No more excuses for Eels: Smith - Sports News - Fanatics - the world's biggest events

No more excuses for Eels: Smith

17/04/2009 08:11:29 PM Comments (0)

The time for excuses is over according to Parramatta centre cum backrower Ben Smith, with victory against the Bulldogs on Sunday a must if the Eels are to keep their dwindling finals hopes alive.

While the Eels remain locked on four competition points along with eighth-placed Penrith, heading into the clash with the Bulldogs, Smith knows his side must find form if they are to stay in touch with the frontrunners.

Losses in their last two matches are just the start of Parramatta's troubles, with last week's release of No.1 halfback option Brett Finch leaving the Eels without a recognised playmaker.

The result was a rudderless performance against St George Illawarra last Friday night, but Smith said the side could no longer use the 'Finch-factor' as an excuse.

"This week we have to win, you can't keep on going 'oh well, we played good enough, but we didn't get the two points, we were unlucky'," Smith said.

"We've got to win this week to keep us up there and keep everyone off our back.

"Now that Finchy's gone we've just got down to basics in terms of attacking and just doing things simple."

The Eels on Friday secured the heir apparent to Finch's No.7 jumper with teenage star Daniel Mortimer one of four players re-signing with the club.

Mortimer, son of Bulldogs great Peter Mortimer, joined NRL regulars Joel Reddy and Matthew Keating as well as Toyota Cup prop Mitchell Allgood in agreeing to new deals.

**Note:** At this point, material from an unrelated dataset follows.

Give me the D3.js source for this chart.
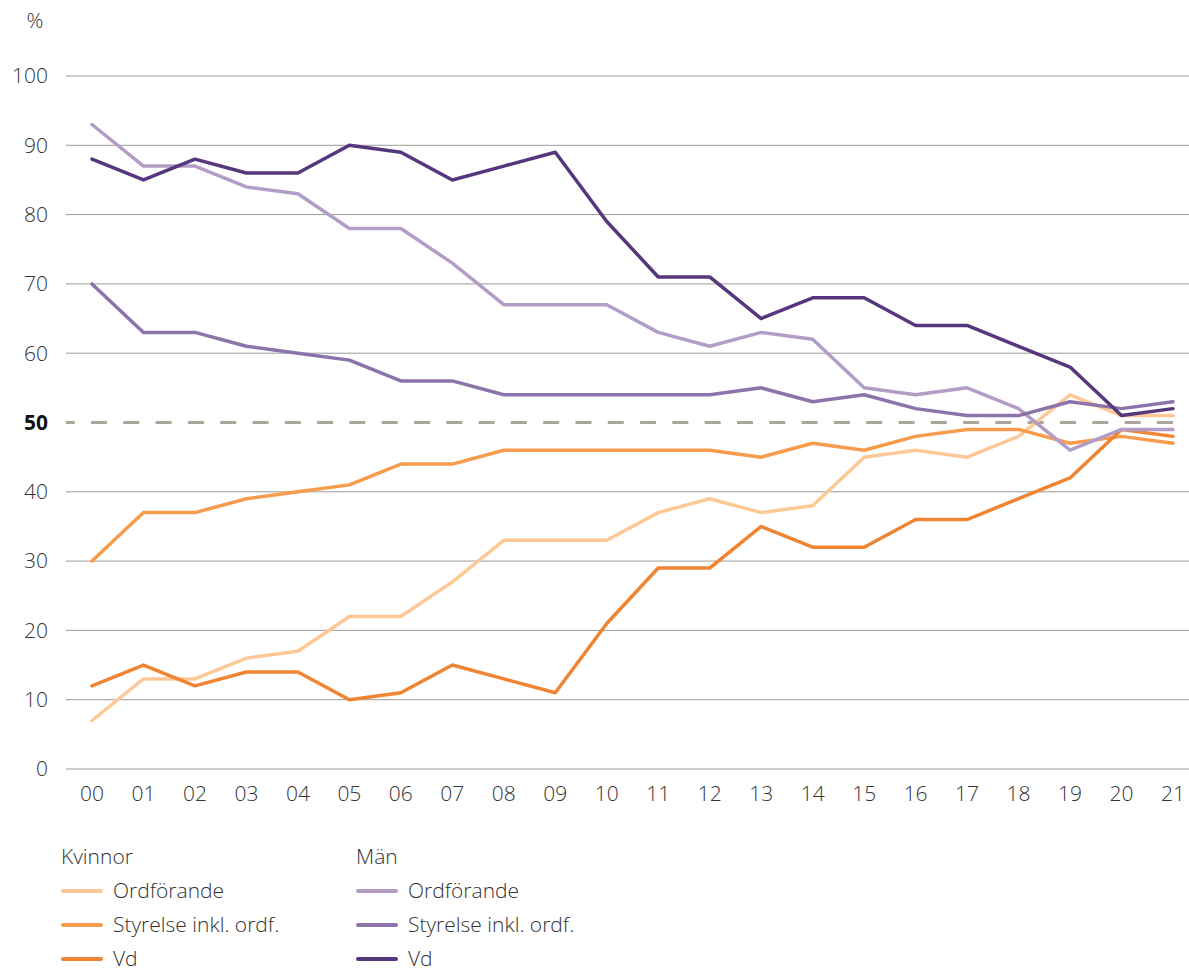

Mortimer has been earmarked as the long-term replacement for Finch, who this week agreed to play out the remainder of the 2009 season with Melbourne.

Eels coach Daniel Anderson has stuck with journeyman halfback Jeff Robson for Sunday's match-up with the Bulldogs, but Smith said sooner or later the young brigade would have to be given an opportunity.

"I think it's got to get to the stage where a couple of young boys have got to come through and have an opportunity to play and show what they can do," Smith said.

"I think it's good that people are writing us off because it puts us on the backburner and no-one's really paying attention to us.

"It gives us time to think about what we need to do."